An incomplete data cube is also a multidimensional hierarchy of aggregate values. But in an incomplete data cube regions of the hierarchy, and the source data from which those regions are derived, are missing. For example, a data cube administrator may decide that hourly sales data from two years ago is no longer needed, daily sales data will suffice. The administrator can remove the aged, hourly data from the cube. The missing region makes the data cube incomplete and some queries (e.g., what are the hourly sales figures over the lifetime of the enterprise) can no longer be satisfied. Incomplete cubes have mechanisms for handling queries in the missing regions, such as suggesting alternative, complete queries and computing partial results.

In terms of storage, an incomplete cube has the same desirable behaviour as lazy and semi-eager cubes. Each materialises only part of what would be stored in an eager cube; the incomplete or unmaterialised portions incur no storage cost. For example, assume that a regional sales officer wants aggregate data for sales at stores in her region for every hour in 1995, but for stores in other regions, aggregate data for each day will suffice. In an eager cube an aggregate value for every combination of store and hour must be stored resulting in a much larger cube than needed. In contrast, an incomplete cube only stores the relatively small amount of data specified as needed, the hourly data for the other stores forms an incomplete region. Incomplete, lazy, and semi-eager cubes also scale well, new dimensions can be added to the cube and existing dimensions can increase in size (i.e., a more precise measure can be added to the dimension) with no adjustment to the existing cube storage. The resulting cube is merely incomplete in the new dimension, and can be populated as needed later.

But in one important respect an incomplete data cube is like an eager data cube, and unlike a lazy or semi-eager cube. Eager and incomplete cubes do not need the source data from which aggregate values in the cube are derived. Both lazy and semi-eager cubes presume that the source data is still available, so that an aggregate value which is not stored in the cube can be computed when needed. Both strategies tightly couple the cube to a data source. Eager and incomplete cubes, on the other hand, uncouple the cube from the source data.

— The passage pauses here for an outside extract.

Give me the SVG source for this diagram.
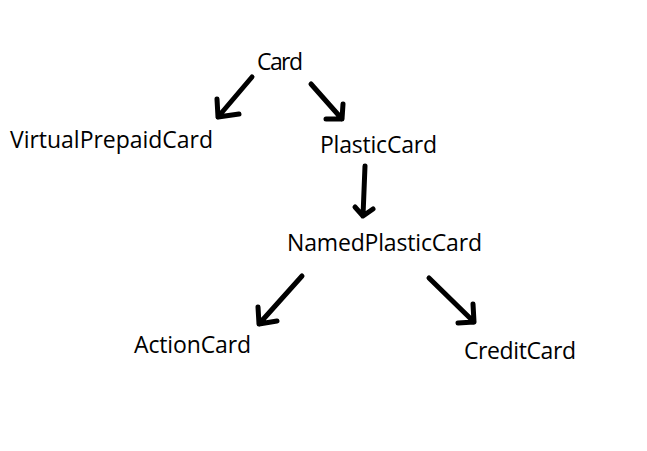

In general, an incomplete cube is useful in situations where a complete, eager cube would be unnecessarily large, but where a lazy or semi-eager cube cannot be used because the source data is not available or expensive to query. We conjecture that an incomplete data cube would be useful in the following scenarios, among others.

• One reason that data cubes are popular is that many data collections are characterised by the property that as data in the collection ages, each datum individually becomes less relevant, but remains relevant in aggregate. For such data collections, a data cube can be used to store the aggregated historical data, allowing the original data to be archived or deleted and resulting in considerable savings in space.
• A data cube is used to summarise data from a log file or flat file. For example, suppose that a data cube is used to store aggregate data from a log file of sales transactions rather than a sales relation. To search a large log file and retrieve data during query evaluation imposes a heavy burden on system resources, so the data cube's administrator decides to use an incomplete data cube and package requests for more data in an overnight cron job.
• Aggregate data is broadcast on a network by various sites. The aggregate data from external sites is collected and inserted into a cube at each site, but the source data is not shipped across the network for a number of reasons (privacy, cost of broadcasting and duplicating the source data at each site, etc.).
• The cube contains regions of secret data and the authorisation to view the secret data varies from user to user, that is, some users can see all of the data, others only a portion, still others a different portion, etc. In an incomplete cube, it is easy to create a different, incomplete view of the same complete cube for each class of authorised user. The data can be kept secret by hiding it in an incomplete region.